After sundown a few of us walked down the road a bit to snap a few photos of the stars. In the photo below, under the clouds of the Milky Way, you can see the small lights of the village, and to the right, you can see the looming silhouette of Mt. Nyanje, the challenge that laid before our group for the next morning.
We awoke the next morning to a late breakfast (0700) and made ourselves ready for the arduous and fabled hike up the mountain. The mountains in the area are geologically interesting, although I know not their orogeny or provenance. I once found a geology article about the area, but was quickly lost in the terminology and I never revisited it. The landscape is somewhat otherworldly, and we wanted to see it from the top of the mountain.
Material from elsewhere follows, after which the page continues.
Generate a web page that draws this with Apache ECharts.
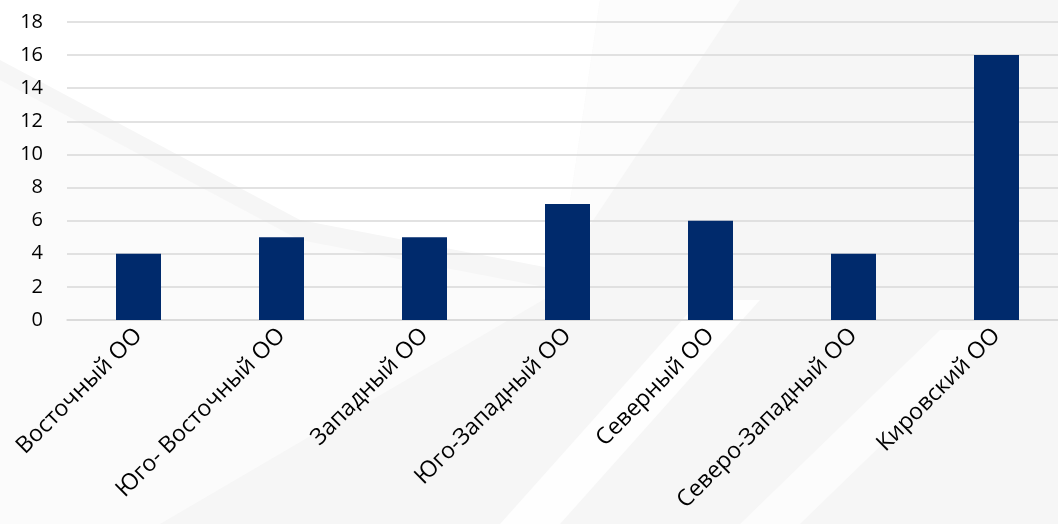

The hike is not terribly dangerous, but it is quite rugged (no trail to speak of), and full of pokey and scratchy bits that claimed more than a few drops of our Muzungu blood. That was fair.
One of our hosts, Nelia Banda, started up the mountain with us but later decided to turn around. We were sad to lose her...
The hike up was at times hot, at times prickly, and at times brutal. However, we all persevered with the helpful guidance of Peter, Philemon, Hasan, and Winfred.

We found a bird skull on the top of the mountain. Rebecca and Steph geeked out a bit.
Once back at the compound, we drank a lot of water, had a late lunch, and some folks even adopted some odd yoga move to let the blood drain back from their feet and hands. I was told it was relieving. They were told they looked...well, you be the judge.
Others decided to recover in a slightly more traditional manner.
And then off to bed for another short night of sleep, to arise at 0430 for packing of tents, breakfast and hitting the road. We didn’t leave without saying farewell to our gracious and thoughtful hosts. Mama Banda invited us all into her home for a final prayer of well wishes and safe travels.
We all relayed our sincerest and warmest thanks for their welcoming us into their home and village. Zikomo kwambiri, Banda family, and Nyanje Village.
Next up, South Luangwa - the grand finale of our trip. Along the way, our rides have been broken up by discussions of articles related to ecological and evaluation are issues we are encountering on the trip. Steph, our intrepid grad student is doing an excellent job leading those discussions on the truck!
Again, internet service will likely be limited in the National Park, but I will do what I can to get things posted.
Again, internet service will likely be limited in the National Park, but I will do what I can to get things posted.





































Great stuff! Thanks for the blog posts!